The standard OS for setup is desktop edition of Linux based on Ubuntu 18.04. As the CPU is ARM based, some modules and drivers may need to be built up, but most general utilities can be obtained through apt-get, and can be used the same way as any normal Ubuntu Linux.
However, comparing with normal PC specs, and with an effect from all storage coming from a MicroSD card, the speed and response times are overall a bit slower. Since copying files and building up the I/O seemed a little sluggish, I used the site below to change over to high-speed USB memory. (Sadly, the unit can’t operate without the MicroUSB)
(Reference website: Jetson Nano – Run on USB Drive)
If using a MicroSD card, using MicroSD cards that can support the Application Performance Class such as “A1” and “A2” would work well, as they are high-speed and close to random access speeds.

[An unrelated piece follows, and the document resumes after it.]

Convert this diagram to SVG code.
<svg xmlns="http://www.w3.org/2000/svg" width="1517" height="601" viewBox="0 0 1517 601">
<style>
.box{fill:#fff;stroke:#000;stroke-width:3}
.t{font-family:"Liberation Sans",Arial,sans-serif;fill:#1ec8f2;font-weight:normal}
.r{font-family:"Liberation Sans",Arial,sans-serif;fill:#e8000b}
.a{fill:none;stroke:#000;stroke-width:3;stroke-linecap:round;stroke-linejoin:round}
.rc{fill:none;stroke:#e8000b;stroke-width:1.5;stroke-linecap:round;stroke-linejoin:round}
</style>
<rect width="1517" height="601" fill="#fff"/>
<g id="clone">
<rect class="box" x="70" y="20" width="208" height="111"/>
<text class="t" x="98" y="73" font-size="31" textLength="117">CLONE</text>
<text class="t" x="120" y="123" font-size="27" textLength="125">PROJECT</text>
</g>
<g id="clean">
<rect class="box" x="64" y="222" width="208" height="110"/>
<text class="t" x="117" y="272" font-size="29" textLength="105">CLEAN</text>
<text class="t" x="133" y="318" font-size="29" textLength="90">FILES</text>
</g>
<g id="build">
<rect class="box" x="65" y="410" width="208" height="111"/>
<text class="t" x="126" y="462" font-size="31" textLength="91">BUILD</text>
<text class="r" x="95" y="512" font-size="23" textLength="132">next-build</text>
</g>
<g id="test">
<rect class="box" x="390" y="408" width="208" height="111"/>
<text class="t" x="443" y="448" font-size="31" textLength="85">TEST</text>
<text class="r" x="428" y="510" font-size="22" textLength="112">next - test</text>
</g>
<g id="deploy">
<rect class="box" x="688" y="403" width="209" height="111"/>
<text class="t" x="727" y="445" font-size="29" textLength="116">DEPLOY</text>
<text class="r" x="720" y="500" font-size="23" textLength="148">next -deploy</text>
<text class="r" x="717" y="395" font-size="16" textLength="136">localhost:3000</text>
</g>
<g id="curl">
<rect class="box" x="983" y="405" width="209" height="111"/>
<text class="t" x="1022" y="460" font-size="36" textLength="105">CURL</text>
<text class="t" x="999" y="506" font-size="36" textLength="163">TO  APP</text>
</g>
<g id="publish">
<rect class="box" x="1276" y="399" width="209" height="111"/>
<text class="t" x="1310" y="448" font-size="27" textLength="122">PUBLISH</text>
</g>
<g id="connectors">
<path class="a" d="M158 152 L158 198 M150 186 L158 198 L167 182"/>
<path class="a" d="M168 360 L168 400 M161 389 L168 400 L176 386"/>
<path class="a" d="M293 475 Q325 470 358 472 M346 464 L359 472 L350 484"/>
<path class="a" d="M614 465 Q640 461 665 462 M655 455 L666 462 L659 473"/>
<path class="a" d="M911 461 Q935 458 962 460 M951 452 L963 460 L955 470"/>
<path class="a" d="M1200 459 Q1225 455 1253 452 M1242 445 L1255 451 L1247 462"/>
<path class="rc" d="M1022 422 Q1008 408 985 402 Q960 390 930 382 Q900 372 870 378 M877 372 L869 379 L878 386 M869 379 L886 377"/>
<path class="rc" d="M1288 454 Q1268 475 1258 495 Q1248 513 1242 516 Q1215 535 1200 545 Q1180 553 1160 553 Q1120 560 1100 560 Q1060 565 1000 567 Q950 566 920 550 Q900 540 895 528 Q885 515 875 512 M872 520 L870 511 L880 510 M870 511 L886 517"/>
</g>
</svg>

The Jetson Nano can be powered off of micro USB. However, like the Raspberry Pi, it can take a fair amount of power, so a smartphone charger many not make the cut. It would be ideal to use something like a Raspberry Pi power brick (over 3 A if possible) at the least, and for the Jetson Nano, an external power connector that can go up to 5 V x 4 A is included. It looks like it would be best to use the external power connector to operate it stably.

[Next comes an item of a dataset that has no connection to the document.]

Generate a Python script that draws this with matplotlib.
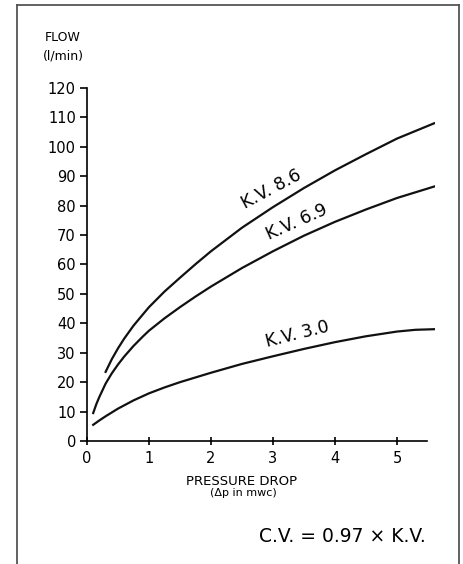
import matplotlib
matplotlib.use("Agg")
import matplotlib.pyplot as plt
from matplotlib.lines import Line2D

# values (pressure drop in mwc, flow in l/min)
dp_86 = [0.3, 0.4, 0.5, 0.6, 0.75, 0.9, 1.0, 1.25, 1.5, 1.75, 2.0, 2.5, 3.0, 3.5, 4.0, 4.5, 5.0, 5.6]
flow_86 = [23.5, 27.8, 31.5, 34.8, 39.2, 43.0, 45.5, 50.8, 55.5, 60.1, 64.5, 72.5, 79.5, 86.0, 92.0, 97.5, 102.8, 108.0]

dp_69 = [0.1, 0.15, 0.2, 0.3, 0.4, 0.5, 0.6, 0.75, 0.9, 1.0, 1.25, 1.5, 1.75, 2.0, 2.5, 3.0, 3.5, 4.0, 4.5, 5.0, 5.6]
flow_69 = [9.5, 12.5, 15.0, 19.5, 23.0, 26.0, 28.7, 32.3, 35.5, 37.5, 41.7, 45.5, 49.1, 52.5, 58.8, 64.5, 69.8, 74.5, 78.7, 82.6, 86.5]

dp_30 = [0.1, 0.2, 0.3, 0.4, 0.5, 0.75, 1.0, 1.25, 1.5, 2.0, 2.5, 3.0, 3.5, 4.0, 4.5, 5.0, 5.3, 5.6]
flow_30 = [5.5, 7.0, 8.4, 9.7, 11.0, 13.8, 16.2, 18.2, 20.0, 23.2, 26.2, 28.8, 31.3, 33.6, 35.6, 37.2, 37.8, 38.0]

labels = ["K.V. 8.6", "K.V. 6.9", "K.V. 3.0"]
xticks = [0, 1, 2, 3, 4, 5]
yticks = list(range(0, 121, 10))

plt.rcParams['font.family'] = ['DejaVu Sans']

fig = plt.figure(figsize=(4.64, 5.64), dpi=100)
ax = fig.add_axes([0.1875, 0.2181, 0.7509, 0.6259])

ax.plot(dp_86, flow_86, color='#111111', lw=1.6)
ax.plot(dp_69, flow_69, color='#111111', lw=1.6)
ax.plot(dp_30, flow_30, color='#111111', lw=1.6)

ax.set_xlim(0, 5.62)
ax.set_ylim(0, 120)
ax.set_xticks(xticks)
ax.set_yticks(yticks)
ax.spines['top'].set_visible(False)
ax.spines['right'].set_visible(False)
ax.spines['left'].set_linewidth(1.2)
ax.spines['bottom'].set_linewidth(1.2)
ax.spines['bottom'].set_bounds(0, 5.48)
ax.tick_params(axis='y', direction='out', length=5, width=1.2, pad=3, labelsize=10.5)
ax.tick_params(axis='x', direction='inout', length=6, width=1.2, pad=4, labelsize=10.5)

# curve labels
ax.text(2.97, 85.5, labels[0], rotation=28, ha='center', va='center', fontsize=12.5)
ax.text(3.39, 74.5, labels[1], rotation=24, ha='center', va='center', fontsize=12.5)
ax.text(3.4, 36.4, labels[2], rotation=14, ha='center', va='center', fontsize=12.5)

fig.text(0.1358, 0.934, "FLOW", ha='center', va='center', fontsize=9)
fig.text(0.1358, 0.9007, "(l/min)", ha='center', va='center', fontsize=9)
fig.text(0.5205, 0.1454, "PRESSURE DROP", ha='center', va='center', fontsize=9.5)
fig.text(0.5237, 0.1259, "(\u0394p in mwc)", ha='center', va='center', fontsize=8)
fig.text(0.737, 0.0479, "C.V. = 0.97 \u00d7 K.V.", ha='center', va='center', fontsize=13.5)

# frame around the figure (open at the bottom)
fx0, fx1, fy1 = 17 / 464, 459 / 464, 1 - 5 / 564
for xs, ys in [([fx0, fx0], [-0.01, fy1]), ([fx0, fx1], [fy1, fy1]), ([fx1, fx1], [fy1, -0.01])]:
    fig.add_artist(Line2D(xs, ys, color='#555555', lw=1.3))

fig.savefig('out.png', dpi=100)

Although a gigantic heatsink is already equipped, a 4 cm cooling fan can also be attached. I saw in some demonstrations that the fanless CPU temperature get close to 80 °C, but as the unit can become unstable during high-load operations and builds in high temperatures, using attachment fans or desktop fans is recommended. (The fan has a huge effect)
As for cameras that can be used by the Jetson, most Webcams in the UVC standard can be used without any problems.
(Positive tests: ELECOM UCAM-DLE300T, Buffalo BSWHD06M)
Also, like I mentioned before, as the Raspberry Pi camera also has a CSI connector, it can be used with the unit without any real setup. Although it may depend on the quality of the webcam, the CSI connector introduced less lag in the image when connected through OpenCV.